Les dernières informations que nous avons pu obtenir à ce sujet (de manière évidemment non officielle) démontrent encore plus clairement le scandale dont il s’agit, et les deux mensonges - qui pèsent évident lourd dans la balance - proférés par ceux qui tentent depuis plusieurs années de faire passer cette idée folle :

 « les pierres ont été soigneusement conservées et seront réutilisées dans la reconstruction ». Le maire proclame : « tout le matériel est stocké au chevet de l’église, il s’agit de remonter les pierres taillées, qui reposent depuis cent cinquante ans aux pieds de la basilique [1]. » La municipalité de Saint-Denis, lorsque nous l’interrogions, nous indiquait que les pierres étaient en partie au chevet de l’église, et en partie conservées dans le dépôt archéologique de la ville. Mais alors que nous avons à plusieurs reprises, par mail et par téléphone, demandé à les voir, curieusement, cela ne nous a jamais été accordé.
Car évidemment, c’est faux. Nous nous en doutions depuis longtemps puisque cet argument n’avait pas été utilisé lorsque nous nous étions penché sur cette affaire il y a quatre ans. Les polémiques qui ont suivi ont donc donné une idée aux promoteurs de la reconstruction : dire que les pierres sont conservées, et qu’on ne fait que les remettre en place.
Non seulement une grande partie des pierres a été perdue (sinon, pourquoi ne pas nous les montrer ?), mais il n’est pas question de réutiliser celles qui subsistent, pour des raisons évidentes de solidité. L’architecte a juste prévu de les prendre comme modèle pour retailler de belles pierres toutes neuves.

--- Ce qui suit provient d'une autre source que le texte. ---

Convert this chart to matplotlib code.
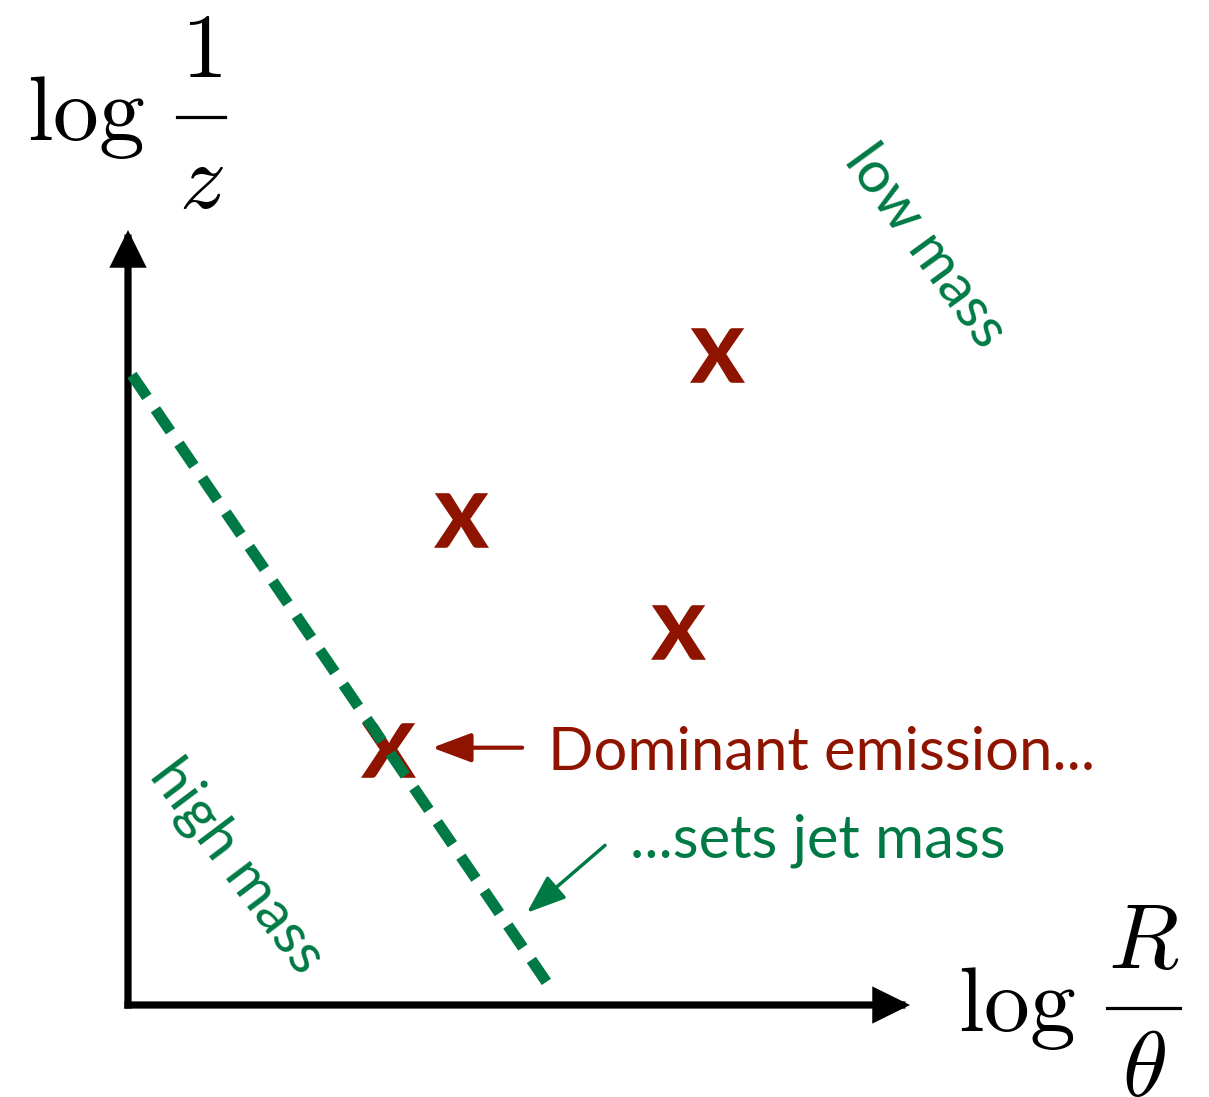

 « la flèche sera reconstruite à l’identique, selon le modèle du XIIIe siècle déposé en 1846 ». L’architecte en chef des monuments historiques, Jacques Moulin (celui qui a sévi à Fontainebleau - lire notamment cet article) affirme à la presse (qui le reprend comme un seul homme) qu’« il dispose de tous les documents nécessaires pour reconstruire à l’identique la tour de 86 m de haut démolie il y a 170 ans. » (voir cet article du Parisien). Et le président de l’intercommunalité Plaine Commune et ancien maire, Patrick Braouzec, explique que « nous proposons de remonter la flèche à l’identique [2]. »
C’est faux. L’objectif est en réalité de construire selon un plan prévu, mais non réalisé, de l’architecte François Debret.

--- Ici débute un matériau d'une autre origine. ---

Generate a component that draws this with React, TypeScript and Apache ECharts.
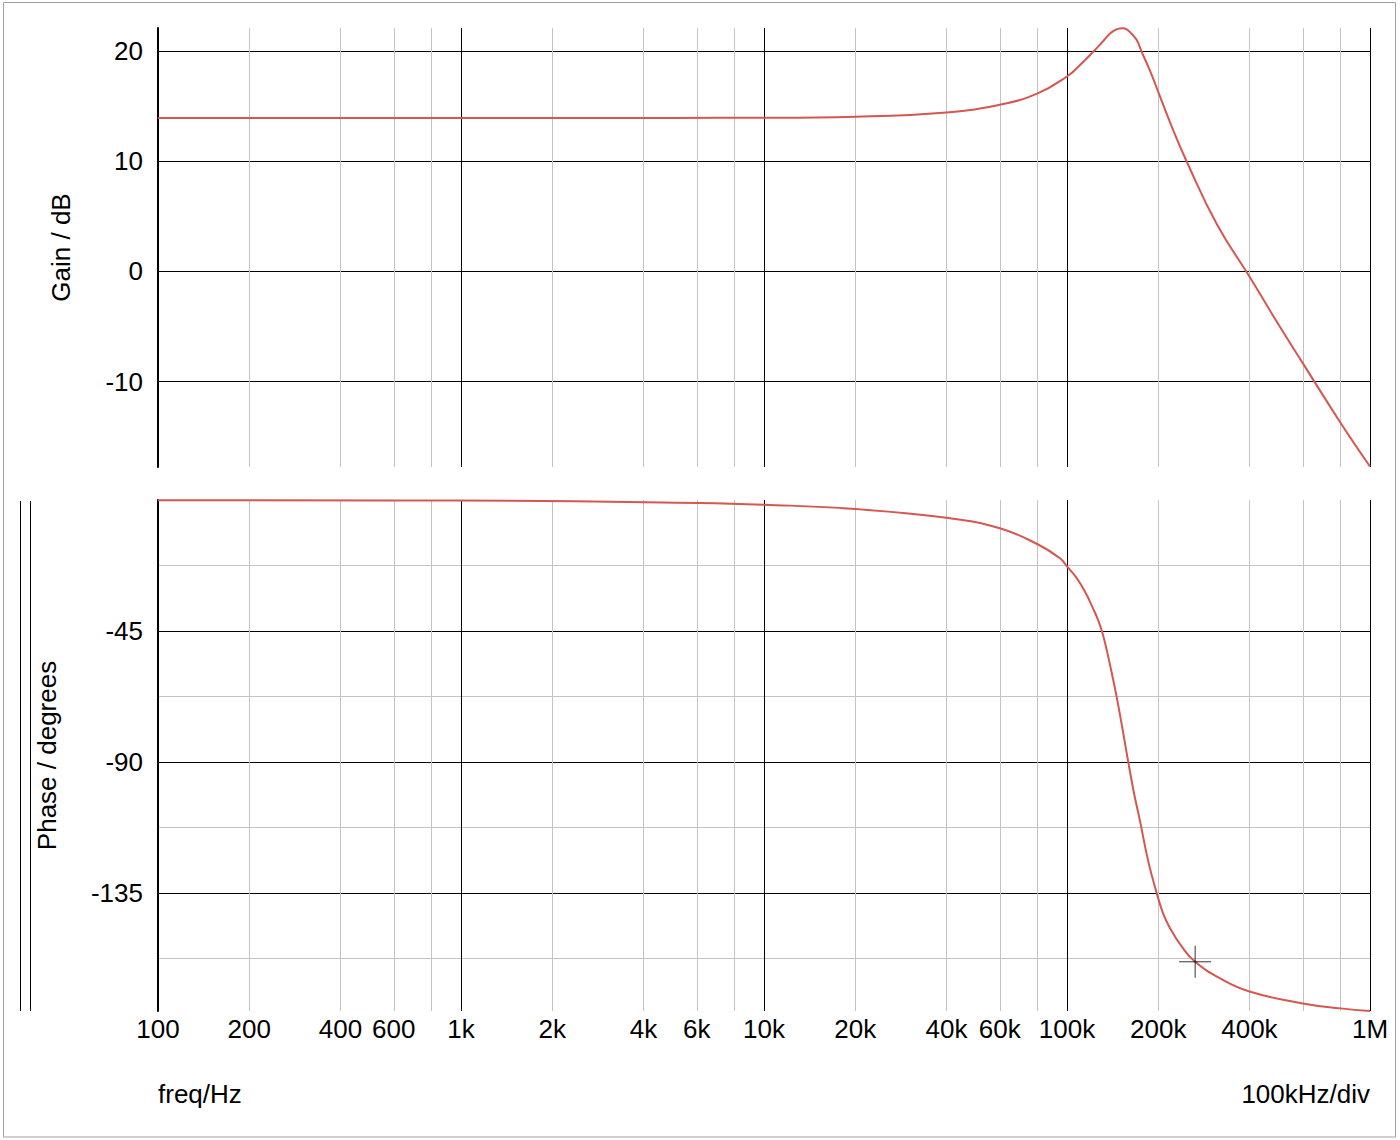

Ces deux arguments sont repris abondamment par une partie de la presse qui croit tout ce qu’on lui dit sans chercher à enquêter [3] ».

Peut-on accepter des décisions absurdes élaborées à partir d’informations fausses ? Cette construction de la flèche de Saint-Denis n’est pas une reconstruction d’un état historique (une pratique déjà contestable). Il s’agit d’édifier un édifice neuf, avec des pierres modernes, pour créer quelque chose qui n’a jamais existé. Ajoutons que le poids occasionné par cette flèche va fragiliser la façade, ce qui, selon un spécialiste, nécessitera d’injecter du béton dans les fondations, rajoutant un coût non négligeable à ces travaux. Nous avons interrogé Jacques Moulin sur ces trois points (la non utilisation des pierres anciennes, la reconstruction selon le plan de Debret, et la technique de consolidation de la façade), mais celui-ci a refusé de nous répondre [4].

Le ministère de la Culture et le Président de la République ont donné ordre aux fonctionnaires présents dans la commission nationale des monuments historiques - qui sera probablement présidée par Vincent Berjot, le directeur général des Patrimoines - de voter pour le projet. On voit bien ce que l’architecte en chef a à y gagner, on entrevoit ce que la ville de Saint-Denis espère en terme de publicité, on comprend moins en revanche pourquoi Audrey Azoulay et François Hollande en constituent des soutiens actifs, sinon pour des raisons politiques. Interrogé, le ministère a répondu : « à ce stade, le ministère ne souhaite pas communiquer sur ce sujet tant que la commission n’a pas eu lieu ». Il faudra qu’on nous explique ce qu’il y a de confidentiel et que les citoyens ne devraient pas connaître dans la question de savoir si ce projet consiste ou non en une construction avec des pierres neuves d’un plan jamais exécuté et si des travaux de consolidation des fondations seront ou non nécessaires. L’opacité avec laquelle le ministère de la Culture instruit ses dossiers en niant le débat est un véritable déni démocratique.

Les autres membres de la commission, c’est-à-dire les « personnalités qualifiées », ont été averties par la presse de la réunion le 30 janvier, le Moniteur ayant publié cette information alors qu’ils n’avaient pas encore reçu la convocation ni l’ordre du jour. Une manière de montrer en quelle considération le gouvernement tient cette instance dont il rêve qu’elle agisse comme une chambre d’enregistrement (ce qu’elle est hélas souvent - mais pas toujours). Il faut espérer que le bon sens lui dictera la seule réponse possible à ce scandale : non.